### Work to be completed
All lines from the beginning of the listing through the line with "plt.rcParams['font.family'] = ['DejaVu Sans']" are to be copied word for word; the pictures are not.

### Data provided

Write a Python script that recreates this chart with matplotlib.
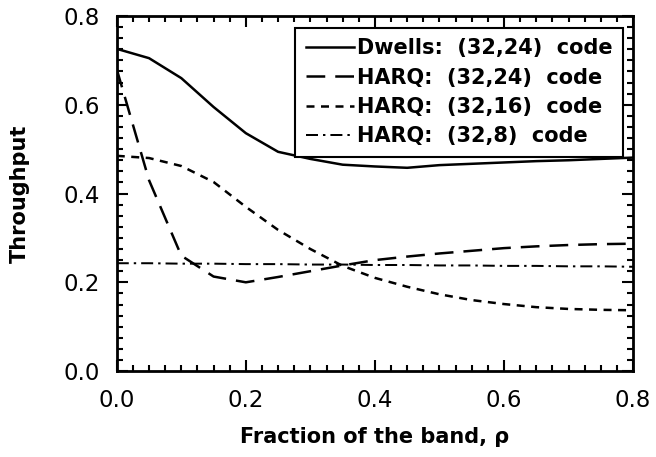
import numpy as np
import matplotlib
matplotlib.use("Agg")
import matplotlib.pyplot as plt
from matplotlib.ticker import MultipleLocator, FormatStrFormatter

plt.rcParams['font.family'] = ['DejaVu Sans']

rho = [0.0, 0.05, 0.1, 0.15, 0.2, 0.25, 0.3, 0.35, 0.4, 0.45, 0.5, 0.55, 0.6, 0.65, 0.7, 0.75, 0.8]

dwells_24 = [0.726, 0.705, 0.66, 0.595, 0.536, 0.494, 0.478, 0.465, 0.461, 0.458, 0.464, 0.467, 0.47, 0.473, 0.475, 0.478, 0.481]
harq_24 = [0.68, 0.43, 0.26, 0.213, 0.2, 0.212, 0.225, 0.238, 0.25, 0.258, 0.265, 0.271, 0.277, 0.281, 0.284, 0.286, 0.287]
harq_16 = [0.485, 0.48, 0.462, 0.426, 0.37, 0.318, 0.275, 0.237, 0.21, 0.19, 0.173, 0.16, 0.151, 0.144, 0.14, 0.138, 0.137]
harq_8 = [0.243, 0.243, 0.242, 0.242, 0.241, 0.241, 0.24, 0.24, 0.239, 0.239, 0.238, 0.238, 0.237, 0.237, 0.236, 0.236, 0.235]

labels = ["Dwells:  (32,24)  code", "HARQ:  (32,24)  code",
          "HARQ:  (32,16)  code", "HARQ:  (32,8)  code"]

fig = plt.figure(figsize=(6.56, 4.57), dpi=100)
ax = fig.add_axes([0.178, 0.188, 0.787, 0.777])

lw = 1.8
ax.plot(rho, dwells_24, color='black', lw=lw, label=labels[0])
ax.plot(rho, harq_24, color='black', lw=lw, dashes=(7.5, 4), label=labels[1])
ax.plot(rho, harq_16, color='black', lw=lw, dashes=(3.2, 2.6), label=labels[2])
ax.plot(rho, harq_8, color='black', lw=lw * 0.8, dashes=(6, 2.5, 1.2, 2.5), label=labels[3])

ax.set_xlim(0, 0.8)
ax.set_ylim(0, 0.8)
ax.xaxis.set_major_locator(MultipleLocator(0.2))
ax.xaxis.set_minor_locator(MultipleLocator(0.025))
ax.yaxis.set_major_locator(MultipleLocator(0.2))
ax.yaxis.set_minor_locator(MultipleLocator(0.025))
ax.xaxis.set_major_formatter(FormatStrFormatter('%.1f'))
ax.yaxis.set_major_formatter(FormatStrFormatter('%.1f'))

ax.tick_params(which='both', direction='in', top=True, right=True, width=1.5)
ax.tick_params(which='major', length=8, labelsize=16.5, pad=13)
ax.tick_params(which='minor', length=4)
ax.tick_params(axis='y', which='major', pad=12)
for s in ax.spines.values():
    s.set_linewidth(2)

ax.set_xlabel("Fraction of the band, ρ", fontsize=15, fontweight='bold', labelpad=11)
ax.set_ylabel("Throughput", fontsize=15, fontweight='bold', labelpad=24)

leg = ax.legend(loc='upper right', bbox_to_anchor=(0.98, 0.967),
                prop={'size': 15, 'weight': 'bold'},
                handlelength=2.3, handletextpad=0.15, borderpad=0.5,
                labelspacing=0.45, fancybox=False, framealpha=1, borderaxespad=0)
leg.get_frame().set_edgecolor('black')
leg.get_frame().set_linewidth(1.5)

fig.savefig("out.png", dpi=100)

### Response to the task
Write a Python script that recreates this chart with matplotlib.
import numpy as np
import matplotlib
matplotlib.use("Agg")
import matplotlib.pyplot as plt
from matplotlib.ticker import MultipleLocator, FormatStrFormatter

plt.rcParams['font.family'] = ['DejaVu Sans']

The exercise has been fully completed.